The UW's first postseason game at The Garden since the 1936 U.S. Olympic trials will be the second semifinal Tuesday night, 20 minutes after Stanford and Massachusetts finish.
"We want to show our respect for the NIT, the history of the NIT, by playing the right way," Minnesota coach Tubby Smith said of his Golden Gophers.
"Hopefully we will play the right way against a very good Washington team."
Minutes before Smith said that, Romar looked like the Mayor of this NIT during the tournament's luncheon at the Marriott Marquis hotel at Times Square.
Romar traded hugs and smiles with Smith, a man he considers a mentor. He calls the 60-year-old Smith "just a great guy." The two have never faced each other over their combined 38 seasons as college head coaches -- from Pepperdine to Saint Louis to UW for Romar, and from Tulsa, Georgia, Kentucky and Minnesota for Smith. But Romar has always admired Smith for being an engaging leader at national coaches' tours, conventions and meetings.
"Tubby, seriously, is one of the most enjoyable guys to be around. We go on the Nike trips with the coaches and he's in on the egg tosses, if it requires putting on makeup and being a clown he'll go do that. Whatever. He's all for the team. He's just a great guy to be around. He's one of my favorite, favorite coaches in the entire NCAA."

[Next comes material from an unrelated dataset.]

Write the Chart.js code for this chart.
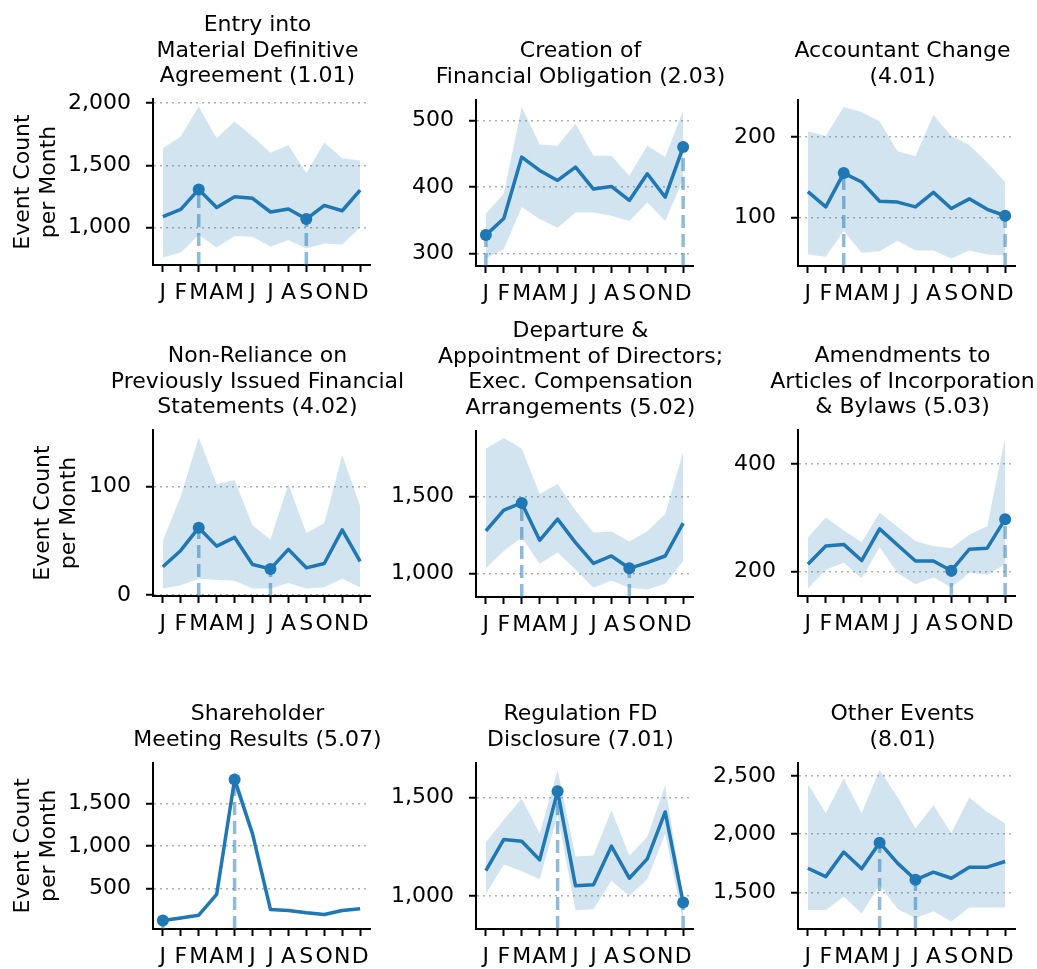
<!DOCTYPE html>
<html><head><meta charset="utf-8">
<script src="https://cdn.jsdelivr.net/npm/chart.js@4/dist/chart.umd.min.js"></script>
<style>
html,body{margin:0;padding:0;background:#fff;}
#fig{position:relative;width:1037px;height:969px;overflow:hidden;background:#fff;}
#fig canvas{position:absolute;}
</style></head><body><div id="fig"></div>
<script>
// ---------- data ----------
const months = ['J','F','M','A','M','J','J','A','S','O','N','D'];

const title1 = ['Entry into','Material Definitive','Agreement (1.01)'];
const mean1  = [1086,1145,1306,1161,1247,1234,1124,1148,1067,1177,1134,1300];
const upper1 = [1637,1731,1973,1718,1852,1731,1602,1664,1435,1683,1556,1538];
const lower1 = [758,798,938,839,930,925,844,898,831,871,863,1000];
const ticks1 = [1000,1500,2000];

const title2 = ['Creation of','Financial Obligation (2.03)'];
const mean2  = [328,353,445,425,410,430,397,401,380,420,385,460];
const upper2 = [360,390,520,464,462,495,447,447,417,462,445,515];
const lower2 = [293,307,370,352,339,362,362,357,349,377,349,412];
const ticks2 = [300,400,500];

const title3 = ['Accountant Change','(4.01)'];
const mean3  = [132,113,155,144,120,119,113,131,111,123,110,102];
const upper3 = [207,201,237,231,219,182,176,227,201,190,168,144];
const lower3 = [54,51,83,56,58,71,59,59,49,59,54,53];
const ticks3 = [100,200];

const title4 = ['Non-Reliance on','Previously Issued Financial','Statements (4.02)'];
const mean4  = [26,41,62,45,53,28,24,42,25,29,60,31];
const upper4 = [50,91,145,102,106,64,51,102,57,66,129,82];
const lower4 = [6,9,15,14,13,6,6,11,6,7,15,7];
const ticks4 = [0,100];

const title5 = ['Departure &','Appointment of Directors;','Exec. Compensation','Arrangements (5.02)'];
const mean5  = [1276,1411,1457,1215,1352,1200,1065,1113,1033,1070,1113,1326];
const upper5 = [1809,1878,1809,1515,1580,1407,1265,1272,1207,1272,1385,1787];
const lower5 = [1033,1146,1233,1063,1135,1026,907,954,907,896,933,1080];
const ticks5 = [1000,1500];

const title6 = ['Amendments to','Articles of Incorporation','& Bylaws (5.03)'];
const mean6  = [213,247,250,220,279,249,219,219,201,241,243,297];
const upper6 = [263,300,276,254,309,283,256,247,243,268,284,449];
const lower6 = [168,203,216,187,245,197,176,189,170,197,194,213];
const ticks6 = [200,400];

const title7 = ['Shareholder','Meeting Results (5.07)'];
const mean7  = [126,157,189,433,1780,1142,256,244,217,197,244,264];
const upper7 = [140,170,200,450,1890,1200,270,262,235,212,258,278];
const lower7 = [116,145,178,418,1690,1090,243,230,203,183,230,250];
const ticks7 = [500,1000,1500];

const title8 = ['Regulation FD','Disclosure (7.01)'];
const mean8  = [1128,1287,1278,1183,1532,1051,1056,1253,1090,1188,1427,966];
const upper8 = [1273,1387,1495,1316,1640,1200,1205,1435,1205,1299,1563,990];
const lower8 = [1009,1159,1125,1085,1410,927,932,1077,1000,1085,1316,870];
const ticks8 = [1000,1500];

const title9 = ['Other Events','(8.01)'];
const mean9  = [1707,1635,1846,1702,1927,1751,1607,1673,1621,1716,1716,1765];
const upper9 = [2431,2183,2480,2183,2552,2321,2048,2249,2010,2316,2192,2091];
const lower9 = [1347,1347,1463,1318,1563,1356,1278,1336,1249,1370,1370,1370];
const ticks9 = [1500,2000,2500];

const yTitleText = ['Event Count','per Month'];

// ---------- layout / style ----------
const plotLefts = [153, 476, 798];
const plotTops  = [99, 430, 762];
const plotW = 217, plotH = 166;
const AX = 150, AXR = 142, XH = 55;
const FONT = 'DejaVu Sans';
const FS = 22;
const TLH = 25.5, TPADB = 9.5;
const BLUE = '#1f77b4';

const panels = [
  [title1, mean1, upper1, lower1, ticks1, true, 6.8],
  [title2, mean2, upper2, lower2, ticks2, false, 0],
  [title3, mean3, upper3, lower3, ticks3, false, 0],
  [title4, mean4, upper4, lower4, ticks4, true, 26.8],
  [title5, mean5, upper5, lower5, ticks5, false, 0],
  [title6, mean6, upper6, lower6, ticks6, false, 0],
  [title7, mean7, upper7, lower7, ticks7, true, 6.8],
  [title8, mean8, upper8, lower8, ticks8, false, 0],
  [title9, mean9, upper9, lower9, ticks9, false, 0],
];

const fig = document.getElementById('fig');

function makePanel(idx, title, mean, upper, lower, ticks, showYTitle, yTitlePad) {
  const col = idx % 3, row = Math.floor(idx / 3);
  const lo = Math.min(...lower, ...mean), hi = Math.max(...upper, ...mean);
  const m = (hi - lo) * 0.05;
  const yMin = lo - m, yMax = hi + m;
  const iMax = mean.indexOf(Math.max(...mean));
  const iMin = mean.indexOf(Math.min(...mean));
  const pts = arr => arr.map((v, i) => ({x: i, y: v}));

  const W = AX + plotW + AXR;
  const H = Math.ceil(title.length * TLH + TPADB + plotH + XH);
  const canvas = document.createElement('canvas');
  canvas.width = W; canvas.height = H;
  canvas.style.width = W + 'px'; canvas.style.height = H + 'px';
  fig.appendChild(canvas);

  const font = {family: FONT, size: FS};
  const chart = new Chart(canvas, {
    type: 'line',
    data: {
      datasets: [
        {data: pts(upper), borderWidth: 0, pointRadius: 0, fill: '+1',
         backgroundColor: 'rgba(31,119,180,0.2)', borderColor: 'rgba(0,0,0,0)', order: 4},
        {data: pts(lower), borderWidth: 0, pointRadius: 0, fill: false,
         borderColor: 'rgba(0,0,0,0)', order: 5},
        {data: [{x: iMax, y: yMin}, {x: iMax, y: mean[iMax]}], borderColor: 'rgba(31,119,180,0.5)',
         borderWidth: 3.5, borderDash: [13, 6], pointRadius: 0, fill: false, order: 3},
        {data: [{x: iMin, y: yMin}, {x: iMin, y: mean[iMin]}], borderColor: 'rgba(31,119,180,0.5)',
         borderWidth: 3.5, borderDash: [13, 6], pointRadius: 0, fill: false, order: 3},
        {data: pts(mean), borderColor: BLUE, borderWidth: 3.5, pointRadius: 0, fill: false,
         borderJoinStyle: 'round', order: 1},
        {data: [{x: iMax, y: mean[iMax]}, {x: iMin, y: mean[iMin]}], showLine: false,
         pointRadius: 6, pointBackgroundColor: BLUE, pointBorderWidth: 0, pointBorderColor: BLUE,
         clip: false, order: 0},
      ]
    },
    options: {
      responsive: false, maintainAspectRatio: false, animation: false,
      layout: {padding: 0},
      plugins: {
        legend: {display: false}, tooltip: {enabled: false},
        title: {display: true, text: title, color: '#000',
                font: {family: FONT, size: FS, lineHeight: TLH + 'px', weight: 'normal'},
                padding: {top: 0, bottom: TPADB}}
      },
      scales: {
        x: {type: 'linear', min: -0.55, max: 11.55,
            afterBuildTicks: s => { s.ticks = months.map((mm, i) => ({value: i})); },
            afterFit: s => { s.height = XH; },
            ticks: {callback: v => months[v], autoSkip: false, maxRotation: 0, minRotation: 0,
                    font: font, color: '#000', padding: 8},
            grid: {drawOnChartArea: false, drawTicks: true, tickLength: 7, tickWidth: 2,
                   tickColor: '#000', color: '#000'},
            border: {display: true, color: '#000', width: 2}},
        y: {type: 'linear', position: 'left', min: yMin, max: yMax,
            afterBuildTicks: s => { s.ticks = ticks.map(v => ({value: v})); },
            afterFit: s => { s.width = AX; },
            ticks: {callback: v => v.toLocaleString('en-US'), font: font, color: '#000', padding: 15},
            grid: {color: '#b0b0b0', lineWidth: 1.5, tickColor: '#000', tickWidth: 2, tickLength: 7,
                   tickBorderDash: []},
            border: {display: true, color: '#000', width: 2, dash: [2, 4]},
            title: {display: showYTitle, text: yTitleText, color: '#000',
                    font: {family: FONT, size: FS, lineHeight: '26px'},
                    padding: {top: yTitlePad, bottom: 0}}},
        yR: {type: 'linear', position: 'right', display: true, min: 0, max: 1,
             afterFit: s => { s.width = AXR; },
             ticks: {display: false}, grid: {display: false}, border: {display: false}}
      }
    }
  });
  canvas.style.left = (plotLefts[col] - chart.chartArea.left) + 'px';
  canvas.style.top = (plotTops[row] - chart.chartArea.top) + 'px';
}

panels.forEach((p, i) => makePanel(i, ...p));
</script>
</body></html>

Romar then laughed with Minnesota's radio network interviewer, who used to cover him when Romar was the coach at Saint Louis in the early 2000s.

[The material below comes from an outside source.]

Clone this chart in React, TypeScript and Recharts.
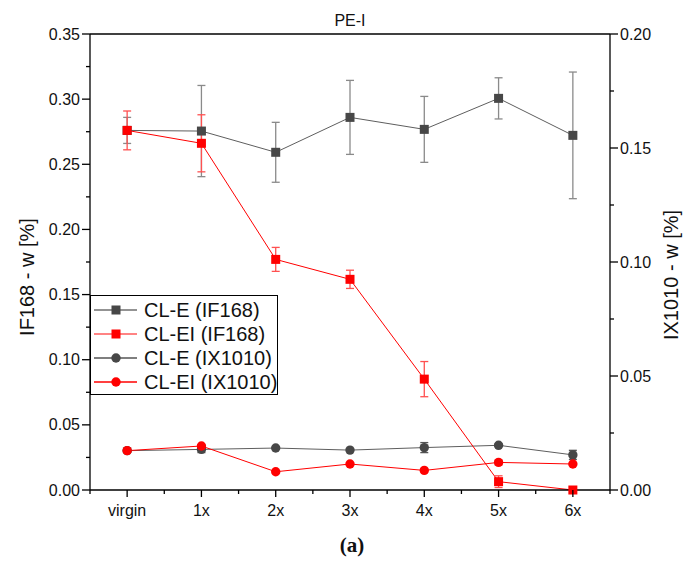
import React from "react";
import { LineChart, Line, XAxis, YAxis, ErrorBar, ReferenceLine } from "recharts";

const categories = ["virgin", "1x", "2x", "3x", "4x", "5x", "6x"];

// IF168, left axis
const clE_IF168 = [0.276, 0.2755, 0.2592, 0.286, 0.2768, 0.3006, 0.2722];
const clE_IF168_err = [0.01, 0.035, 0.023, 0.0284, 0.0253, 0.0158, 0.0486];
const clEI_IF168 = [0.276, 0.2661, 0.177, 0.1617, 0.0851, 0.0064, 0];
const clEI_IF168_err = [0.0149, 0.0219, 0.0092, 0.007, 0.0135, 0.0045, 0];

// IX1010, right axis
const clE_IX1010 = [0.01725, 0.0178, 0.0184, 0.0175, 0.0186, 0.0196, 0.0154];
const clE_IX1010_err = [0, 0.0014, 0, 0, 0.0022, 0.0005, 0.002];
const clEI_IX1010 = [0.01725, 0.0193, 0.008, 0.0114, 0.0086, 0.0121, 0.0114];
const clEI_IX1010_err = [0, 0, 0, 0, 0, 0.0011, 0];

const leftTicks = [0, 0.025, 0.05, 0.075, 0.1, 0.125, 0.15, 0.175, 0.2, 0.225, 0.25, 0.275, 0.3, 0.325, 0.35];
const rightTicks = [0, 0.025, 0.05, 0.075, 0.1, 0.125, 0.15, 0.175, 0.2];

const data = categories.map((name, i) => ({
  name,
  eIF: clE_IF168[i],
  eIFErr: clE_IF168_err[i],
  eiIF: clEI_IF168[i],
  eiIFErr: clEI_IF168_err[i],
  eIX: clE_IX1010[i],
  eIXErr: clE_IX1010_err[i],
  eiIX: clEI_IX1010[i],
  eiIXErr: clEI_IX1010_err[i],
}));

const FONT = "'Liberation Sans', Arial, sans-serif";
const GREY = "#474747";
const GREY_LINE = "#5e5e5e";
const RED = "#ff0000";
const BAND = (610 - 90) / categories.length;

const isMajor = (v: number) => Math.abs(v / 0.05 - Math.round(v / 0.05)) < 1e-6;

const LeftTick = (props: any) => {
  const { x, y, payload } = props;
  const major = isMajor(payload.value);
  const ax = x + 10;
  return (
    <g>
      <line x1={ax - (major ? 8 : 4)} x2={ax} y1={y} y2={y} stroke="#000" strokeWidth={1.3} />
      {major && (
        <text x={x} y={y} dy={5.5} textAnchor="end" fontSize={16} fontFamily={FONT} fill="#111">
          {payload.value.toFixed(2)}
        </text>
      )}
    </g>
  );
};

const RightTick = (props: any) => {
  const { x, y, payload } = props;
  const major = isMajor(payload.value);
  const ax = x - 10;
  return (
    <g>
      <line x1={ax} x2={ax + (major ? 8 : 4)} y1={y} y2={y} stroke="#000" strokeWidth={1.3} />
      {major && (
        <text x={x} y={y} dy={5.5} textAnchor="start" fontSize={16} fontFamily={FONT} fill="#111">
          {payload.value.toFixed(2)}
        </text>
      )}
    </g>
  );
};

const BottomTick = (props: any) => {
  const { x, y, payload, index } = props;
  const ay = y - 14;
  return (
    <g>
      <line x1={x} x2={x} y1={ay} y2={ay + 7} stroke="#000" strokeWidth={1.3} />
      <line x1={x + BAND / 2} x2={x + BAND / 2} y1={ay} y2={ay + 4} stroke="#000" strokeWidth={1.3} />
      {index === 0 && (
        <line x1={x - BAND / 2} x2={x - BAND / 2} y1={ay} y2={ay + 4} stroke="#000" strokeWidth={1.3} />
      )}
      <text x={x} y={y} dy={12} textAnchor="middle" fontSize={16} fontFamily={FONT} fill="#111">
        {payload.value}
      </text>
    </g>
  );
};

const square = (color: string) => (props: any) => {
  const { cx, cy, index } = props;
  if (cx == null || cy == null) return <g key={index} />;
  return <rect key={index} x={cx - 4.5} y={cy - 4.5} width={9} height={9} fill={color} />;
};

const circle = (color: string) => (props: any) => {
  const { cx, cy, index } = props;
  if (cx == null || cy == null) return <g key={index} />;
  return <circle key={index} cx={cx} cy={cy} r={4.7} fill={color} />;
};

const legendItems = [
  { label: "CL-E (IF168)", color: GREY, line: "#6f6f6f", shape: "square" },
  { label: "CL-EI (IF168)", color: RED, line: "#ff5a5a", shape: "square" },
  { label: "CL-E (IX1010)", color: GREY, line: "#555555", shape: "circle" },
  { label: "CL-EI (IX1010)", color: RED, line: RED, shape: "circle" },
];

export default function App() {
  return (
    <div style={{ position: "absolute", left: 0, top: 0, width: 684, height: 563, background: "#fff" }}>
      <LineChart width={684} height={563} data={data} margin={{ top: 34, right: 0, bottom: 33, left: 0 }}>
        <XAxis
          dataKey="name"
          height={40}
          padding={{ left: BAND / 2, right: BAND / 2 }}
          tickSize={7}
          tickMargin={7}
          tickLine={false}
          axisLine={{ stroke: "#000", strokeWidth: 1.3 }}
          tick={<BottomTick />}
          interval={0}
        />
        <YAxis
          yAxisId="left"
          width={90}
          domain={[0, 0.35]}
          ticks={leftTicks}
          interval={0}
          tickSize={8}
          tickMargin={2}
          tickLine={false}
          axisLine={{ stroke: "#000", strokeWidth: 1.3 }}
          tick={<LeftTick />}
          label={{
            content: () => (
              <text x={27} y={277} transform="rotate(-90 27 277)" textAnchor="middle" dominantBaseline="central" fontSize={20} fontFamily={FONT} fill="#111">
                IF168 - w [%]
              </text>
            ),
          }}
        />
        <YAxis
          yAxisId="right"
          orientation="right"
          width={74}
          domain={[0, 0.2]}
          ticks={rightTicks}
          interval={0}
          tickSize={8}
          tickMargin={2}
          tickLine={false}
          axisLine={{ stroke: "#000", strokeWidth: 1.3 }}
          tick={<RightTick />}
          label={{
            content: () => (
              <text x={671} y={275} transform="rotate(-90 671 275)" textAnchor="middle" dominantBaseline="central" fontSize={20} fontFamily={FONT} fill="#111">
                IX1010 - w [%]
              </text>
            ),
          }}
        />
        <ReferenceLine yAxisId="left" y={0.35} stroke="#000" strokeWidth={1.3} ifOverflow="extendDomain" />

        <Line yAxisId="left" dataKey="eIF" stroke={GREY_LINE} strokeWidth={1} dot={square(GREY)} activeDot={false} isAnimationActive={false}>
          <ErrorBar dataKey="eIFErr" width={4} stroke="#8a8a8a" strokeWidth={1.3} direction="y" />
        </Line>
        <Line yAxisId="right" dataKey="eIX" stroke={GREY_LINE} strokeWidth={1} dot={circle(GREY)} activeDot={false} isAnimationActive={false}>
          <ErrorBar dataKey="eIXErr" width={4} stroke="#555" strokeWidth={1.3} direction="y" />
        </Line>
        <Line yAxisId="left" dataKey="eiIF" stroke={RED} strokeWidth={1} dot={square(RED)} activeDot={false} isAnimationActive={false}>
          <ErrorBar dataKey="eiIFErr" width={4} stroke="#ff5050" strokeWidth={1.3} direction="y" />
        </Line>
        <Line yAxisId="right" dataKey="eiIX" stroke={RED} strokeWidth={1} dot={circle(RED)} activeDot={false} isAnimationActive={false}>
          <ErrorBar dataKey="eiIXErr" width={4} stroke="#ff5050" strokeWidth={1.3} direction="y" />
        </Line>
      </LineChart>

      <div style={{ position: "absolute", left: 0, width: 700, top: 12, textAlign: "center", fontFamily: FONT, fontSize: 16, color: "#111", lineHeight: "18px" }}>
        PE-I
      </div>

      <div
        style={{
          position: "absolute",
          left: 90,
          top: 295,
          width: 188,
          height: 100,
          border: "1px solid #000",
          background: "#fff",
          boxSizing: "border-box",
        }}
      >
        {legendItems.map((it, i) => (
          <div key={it.label} style={{ position: "absolute", left: 0, top: 2 + i * 24, height: 24, display: "flex", alignItems: "center" }}>
            <svg width={50} height={24} style={{ display: "block" }}>
              <line x1={3} x2={46} y1={12} y2={12} stroke={it.line} strokeWidth={1.3} />
              {it.shape === "square" ? (
                <rect x={20.5} y={7.5} width={9} height={9} fill={it.color} />
              ) : (
                <circle cx={25} cy={12} r={4.7} fill={it.color} />
              )}
            </svg>
            <span style={{ marginLeft: 3, fontFamily: FONT, fontSize: 20, color: "#111", whiteSpace: "nowrap" }}>{it.label}</span>
          </div>
        ))}
      </div>

      <div style={{ position: "absolute", left: 0, width: 704, top: 533, textAlign: "center", fontFamily: "'Liberation Serif', serif", fontWeight: 700, fontSize: 21, color: "#111" }}>
        (a)
      </div>
    </div>
  );
}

Romar did a regular radio show after games while leading the Billikens, as he does now at UW. A certain "George from Grandview," a St. Louis suburb, kept calling Romar's show and criticizing the coach and his team.
After a few weeks of this static, Romar got the phone number from the radio producer. The coach then had a little chat with "George from Grandview."

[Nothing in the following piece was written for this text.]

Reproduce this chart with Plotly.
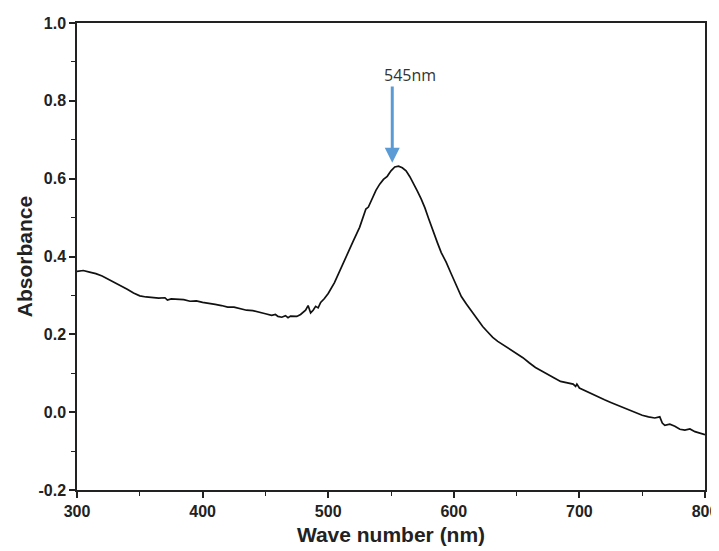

Following the next game, George was on the line yet again. The radio producer asked Romar off the air if the coach really wanted to take the call from the critic. Romar flashed his thumb up.
"Great job, Coach! You guys looked great!" George raved over the air, after obviously getting a "pep talk" from the charming Romar.
The key to Romar's current team looking great against Minnesota will be the key to most Huskies games.
"The biggest thing for us is how we play defense," said Washington leading scorer Terrence Ross, who has scorched the NIT with an average of 26.3 points over three games. "The offense will take care of itself. It's the defense that will keep us in the game."
Minnesota has won three times by an average of 11 points, becoming the fifth team in the NIT's three-quarters of a century to reach the semifinals via three road wins. Thirteen of the Gophers' 14 losses this season have come to teams that made the postseason. Nine of those losses have come against NCAA tournament teams, and six came against teams that made this past weekend's Sweet 16.
Romar is impressed with how well Minnesota plays together, and how they have rallied around each other following the season-ending injury in November to senior forward Trevor Nbakwe, a preseason All-American. Then senior big man Ralph Sampson III got hurt. His status for Tuesday is uncertain.
Minnesota has played seven guys who had zero games of experience with the Gophers entering this season: three true freshman, two redshirt freshman and two junior-college transfers.
Junior forward Rodney Williams has scored 20 or more points in four consecutive games. It's the first time a Gopher has done that in nine seasons.
So the Huskies know their task. And they know their stage.
They headed to an NIT dinner Monday night at the Loeb Boathouse along The Lake inside Central Park relishing this chance at the first national championship in 110 seasons of Husky basketball.
"We are enjoying the moment here," Romar said. "We think it's very special."